• Gov. Northam's Metro plan will save our constituents money

    A casual observer of newspaper headlines would think that Gov. Ralph Northam’s (D) amendments to the Virginia General Assembly’s Metro bill would cost our constituents money.

    But as Republican leaders in local government, we know the reality is much different. For more than a year, we’ve been working with county and state officials of both parties on solutions to provide Metro the dedicated funding source for capital we know it needs. Decades of neglect finally caught up to the system, and the bill has come due. In Virginia, that means that local governments must pay most of the tab.

    It’s most certainly true that Metro needs governance reforms and cost containment. Under General Manager Paul J. Wiedefeld, much progress has been made. On the regional boards and commissions on which we serve, we have played leading roles in developing detailed guidance on reforms, some of which have been adopted in bills that came forward in Virginia and Maryland.

    On funding, this appeared to be the year that Metro would finally break through. The stakes finally became too high.
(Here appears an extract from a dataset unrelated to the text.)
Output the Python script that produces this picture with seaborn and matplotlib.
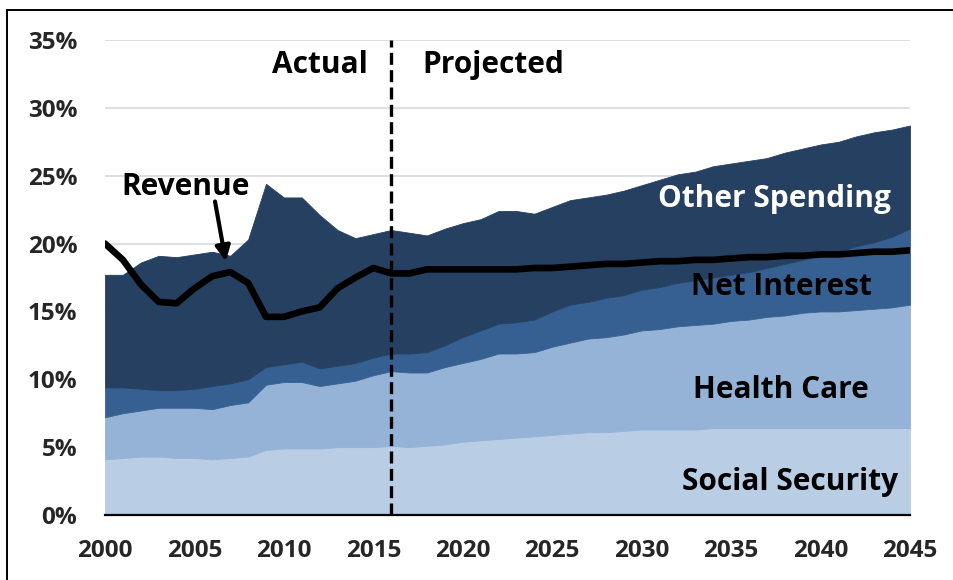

Riders have legitimate concerns about safety, exacerbated by the lack of investment.

    Yet even with those concerns, Metro moves hundreds of thousands of commuters every day, powering our economy. Failing to act puts our economic competitiveness at risk. And indeed, the Virginia General Assembly responded. But, unfortunately, the reflexive ideology of some members of our own party led the General Assembly to pass a bill that was worse than nothing at all. While it contained a small amount of new funding from the state, the bulk of the new money for Metro came from raiding the Northern Virginia Transportation Authority (NVTA), the major source of funding for transportation projects in Northern Virginia. With then-Gov. Robert F. McDonnell’s (R) 2013 transportation bill, new revenue became available to localities through NVTA to finally fund badly needed road projects. Already, these funds have made a big difference, from funding the final piece of Loudoun County Parkway to widening Route 1 in Prince William County and expanding Route 28 in Fairfax County.

    Now, just as NVTA is preparing to make hundreds of millions of dollars in additional investments to help fix some of the most notoriously congested roads in our region, the General Assembly has come forward with a formula for Metro that literally will take roads off the map and threaten our successful, regional approach.

    The governor, following the model of the Virginia Senate, has proposed a different and much better way to fund Metro. To be clear, it is still our position that given the great disparity between the amount that Northern Virginians provide Richmond and the paltry amount we get back, the commonwealth should be the one coming up with most, if not all, of the money needed. But the politics of the legislature — at least for now — make that impossible.

    So instead, the governor’s amendments propose to allow NVTA to keep about 87 percent of its funding that would have been cut by the Metro legislation available for key transportation projects by raising the transit occupancy tax (“TOT” or hotel tax) by 1 percent and imposing an additional 0.05 per $100 on real estate sales (grantor’s tax). The TOT funding would be paid by visitors to our region, many of whom would likely take advantage of our Metro system to see the nation’s capital. The modest increase in the grantor’s tax would be paid for by those selling their homes, some of whom are leaving the area.

    These provisions would save our constituents money, because the alternative to them means less funding for vital road projects. The only way to make that up is for us — local elected officials — to spend local tax dollars from already stretched property taxes to fund those same projects.

    Therefore, our Republican colleagues in the General Assembly should not be afraid to vote for these “tax increases.” If they don’t, all they will be accomplishing is passing the buck — quite literally — to our residents in the form of higher property taxes. The bill is now due, but raiding money that has been already allocated for congestion relief is not the answer.

    Matt Letourneau, a member of the Loudoun County Board of Supervisors, is chairman of the Metropolitan Washington Council of Governments Board of Directors. Marty Nohe, a member of the Prince William County Board of Supervisors, is chairman of the Northern Virginia Transportation Authority. John Cook, a member of the Fairfax County Board of Supervisors, is chairman of the Northern Virginia Transportation Commission Governance Committee.